Start of DATASET EXCERPT

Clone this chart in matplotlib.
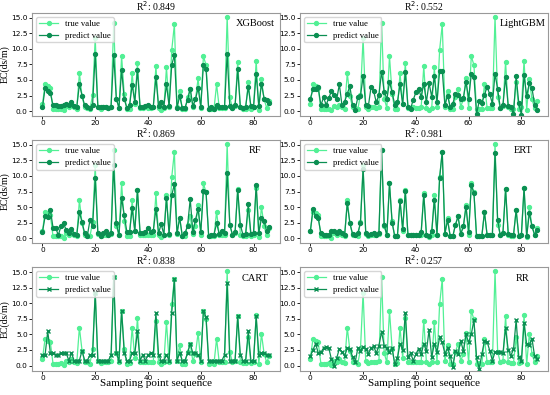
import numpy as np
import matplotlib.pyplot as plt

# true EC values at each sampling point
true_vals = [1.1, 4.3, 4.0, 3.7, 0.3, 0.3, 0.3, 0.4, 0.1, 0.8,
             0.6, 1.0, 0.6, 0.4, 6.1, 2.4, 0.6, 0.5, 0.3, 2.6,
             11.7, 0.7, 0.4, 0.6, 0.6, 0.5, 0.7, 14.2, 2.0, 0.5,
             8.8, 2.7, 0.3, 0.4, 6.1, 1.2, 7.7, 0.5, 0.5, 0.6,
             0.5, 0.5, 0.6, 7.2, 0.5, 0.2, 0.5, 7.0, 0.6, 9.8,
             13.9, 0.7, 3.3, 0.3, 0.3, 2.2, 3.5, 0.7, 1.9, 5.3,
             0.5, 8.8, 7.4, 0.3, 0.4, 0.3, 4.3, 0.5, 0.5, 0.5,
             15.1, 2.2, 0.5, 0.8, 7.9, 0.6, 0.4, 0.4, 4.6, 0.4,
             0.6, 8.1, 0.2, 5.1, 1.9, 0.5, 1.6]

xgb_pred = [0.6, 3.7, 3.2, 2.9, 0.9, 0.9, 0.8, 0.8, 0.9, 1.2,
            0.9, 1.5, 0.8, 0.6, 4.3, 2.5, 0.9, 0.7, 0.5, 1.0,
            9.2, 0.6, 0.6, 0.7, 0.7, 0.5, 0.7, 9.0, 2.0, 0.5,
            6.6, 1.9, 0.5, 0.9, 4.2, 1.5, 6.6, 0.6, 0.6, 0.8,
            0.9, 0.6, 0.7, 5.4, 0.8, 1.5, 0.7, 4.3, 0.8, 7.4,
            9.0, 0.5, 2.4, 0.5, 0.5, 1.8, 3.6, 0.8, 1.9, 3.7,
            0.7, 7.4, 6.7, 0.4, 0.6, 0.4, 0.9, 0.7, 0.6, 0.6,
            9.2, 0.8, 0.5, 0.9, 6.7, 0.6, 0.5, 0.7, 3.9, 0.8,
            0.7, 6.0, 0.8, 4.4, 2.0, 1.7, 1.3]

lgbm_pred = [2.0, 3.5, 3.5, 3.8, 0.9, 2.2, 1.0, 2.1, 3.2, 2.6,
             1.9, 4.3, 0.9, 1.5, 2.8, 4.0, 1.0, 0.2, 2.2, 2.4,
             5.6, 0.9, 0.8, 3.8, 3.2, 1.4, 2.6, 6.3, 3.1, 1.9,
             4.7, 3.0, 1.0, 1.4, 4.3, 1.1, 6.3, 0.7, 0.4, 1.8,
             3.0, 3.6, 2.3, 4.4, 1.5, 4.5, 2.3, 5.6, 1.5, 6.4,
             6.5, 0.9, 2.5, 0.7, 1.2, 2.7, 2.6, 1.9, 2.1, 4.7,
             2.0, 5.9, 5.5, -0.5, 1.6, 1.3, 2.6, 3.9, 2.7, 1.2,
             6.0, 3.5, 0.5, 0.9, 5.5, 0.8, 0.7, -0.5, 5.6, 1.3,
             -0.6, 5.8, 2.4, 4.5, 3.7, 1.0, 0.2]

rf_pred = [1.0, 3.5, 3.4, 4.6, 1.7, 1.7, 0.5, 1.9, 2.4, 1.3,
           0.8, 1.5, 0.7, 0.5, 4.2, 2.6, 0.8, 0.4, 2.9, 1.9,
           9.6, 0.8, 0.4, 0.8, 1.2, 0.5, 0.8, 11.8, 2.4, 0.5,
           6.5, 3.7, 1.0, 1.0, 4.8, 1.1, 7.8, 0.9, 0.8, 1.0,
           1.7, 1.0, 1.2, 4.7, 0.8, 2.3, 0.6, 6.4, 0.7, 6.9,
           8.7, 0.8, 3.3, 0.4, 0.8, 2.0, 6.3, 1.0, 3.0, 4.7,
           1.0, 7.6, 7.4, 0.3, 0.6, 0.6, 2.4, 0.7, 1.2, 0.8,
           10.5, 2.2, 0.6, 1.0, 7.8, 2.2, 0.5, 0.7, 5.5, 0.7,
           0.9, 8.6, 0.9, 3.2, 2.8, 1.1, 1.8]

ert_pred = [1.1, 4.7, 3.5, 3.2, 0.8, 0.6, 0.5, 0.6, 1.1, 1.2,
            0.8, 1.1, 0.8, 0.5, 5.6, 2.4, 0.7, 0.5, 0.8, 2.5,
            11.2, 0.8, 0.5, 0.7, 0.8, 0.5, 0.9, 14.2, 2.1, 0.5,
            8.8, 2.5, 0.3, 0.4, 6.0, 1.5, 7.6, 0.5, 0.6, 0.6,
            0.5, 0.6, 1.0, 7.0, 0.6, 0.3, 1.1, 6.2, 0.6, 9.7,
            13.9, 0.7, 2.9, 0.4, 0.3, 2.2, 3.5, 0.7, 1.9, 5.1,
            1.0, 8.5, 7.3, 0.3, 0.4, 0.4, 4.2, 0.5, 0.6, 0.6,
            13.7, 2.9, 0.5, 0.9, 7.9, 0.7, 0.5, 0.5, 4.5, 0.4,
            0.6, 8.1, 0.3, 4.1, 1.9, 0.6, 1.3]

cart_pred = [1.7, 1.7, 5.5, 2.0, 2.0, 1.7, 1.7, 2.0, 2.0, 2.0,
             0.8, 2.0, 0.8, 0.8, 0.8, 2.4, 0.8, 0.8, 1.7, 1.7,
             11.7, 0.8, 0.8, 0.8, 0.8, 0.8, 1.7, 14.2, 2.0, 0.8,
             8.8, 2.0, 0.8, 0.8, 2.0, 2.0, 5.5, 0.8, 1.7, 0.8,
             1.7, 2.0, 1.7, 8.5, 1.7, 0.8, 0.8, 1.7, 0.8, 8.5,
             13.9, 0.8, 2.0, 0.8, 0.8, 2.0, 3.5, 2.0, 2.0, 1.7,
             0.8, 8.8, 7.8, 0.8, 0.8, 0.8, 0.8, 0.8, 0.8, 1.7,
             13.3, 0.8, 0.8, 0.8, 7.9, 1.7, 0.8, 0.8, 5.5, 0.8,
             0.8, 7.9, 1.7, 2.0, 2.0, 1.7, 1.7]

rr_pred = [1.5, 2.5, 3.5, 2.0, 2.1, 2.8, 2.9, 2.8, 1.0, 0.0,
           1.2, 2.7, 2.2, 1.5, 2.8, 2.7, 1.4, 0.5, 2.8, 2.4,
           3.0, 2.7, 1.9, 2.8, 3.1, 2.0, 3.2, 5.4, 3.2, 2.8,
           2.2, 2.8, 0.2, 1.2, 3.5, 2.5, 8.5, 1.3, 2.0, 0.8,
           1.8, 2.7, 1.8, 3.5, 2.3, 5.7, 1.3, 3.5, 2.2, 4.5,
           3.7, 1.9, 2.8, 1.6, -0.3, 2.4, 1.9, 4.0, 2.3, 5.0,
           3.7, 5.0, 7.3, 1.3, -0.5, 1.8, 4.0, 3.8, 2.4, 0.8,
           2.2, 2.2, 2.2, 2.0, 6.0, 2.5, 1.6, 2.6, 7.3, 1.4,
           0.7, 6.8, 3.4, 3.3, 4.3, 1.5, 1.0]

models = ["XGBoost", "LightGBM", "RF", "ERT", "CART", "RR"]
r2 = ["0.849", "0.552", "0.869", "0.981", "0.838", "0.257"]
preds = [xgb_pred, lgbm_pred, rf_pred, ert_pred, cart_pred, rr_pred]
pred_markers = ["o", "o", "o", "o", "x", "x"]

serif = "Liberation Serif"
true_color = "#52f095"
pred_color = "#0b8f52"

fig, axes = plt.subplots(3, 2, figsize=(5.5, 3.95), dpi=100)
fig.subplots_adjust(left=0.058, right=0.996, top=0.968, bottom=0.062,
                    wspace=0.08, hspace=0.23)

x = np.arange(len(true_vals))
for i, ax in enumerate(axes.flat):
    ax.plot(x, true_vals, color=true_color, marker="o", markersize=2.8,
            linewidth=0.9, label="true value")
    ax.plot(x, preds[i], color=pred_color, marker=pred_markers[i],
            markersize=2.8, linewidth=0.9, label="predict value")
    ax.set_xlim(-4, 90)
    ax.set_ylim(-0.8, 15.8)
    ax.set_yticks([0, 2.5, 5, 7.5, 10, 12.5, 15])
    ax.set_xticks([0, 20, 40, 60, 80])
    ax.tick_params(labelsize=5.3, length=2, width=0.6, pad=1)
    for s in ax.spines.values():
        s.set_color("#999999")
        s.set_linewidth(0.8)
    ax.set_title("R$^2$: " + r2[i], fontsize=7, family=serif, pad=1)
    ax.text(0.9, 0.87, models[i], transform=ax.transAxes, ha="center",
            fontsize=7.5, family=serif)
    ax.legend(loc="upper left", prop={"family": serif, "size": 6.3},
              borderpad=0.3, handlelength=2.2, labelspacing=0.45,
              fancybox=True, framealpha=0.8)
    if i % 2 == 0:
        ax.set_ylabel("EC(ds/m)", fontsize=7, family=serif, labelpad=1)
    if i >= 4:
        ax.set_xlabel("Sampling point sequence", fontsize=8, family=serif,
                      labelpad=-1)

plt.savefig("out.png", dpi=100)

End of DATASET EXCERPT

--- AIM OF THE TASK ---
Take the material above from its first line through the line holding "import matplotlib.pyplot as plt" and set it down exactly, without the pictures.

--- WRITTEN ANSWER ---
Clone this chart in matplotlib.
import numpy as np
import matplotlib.pyplot as plt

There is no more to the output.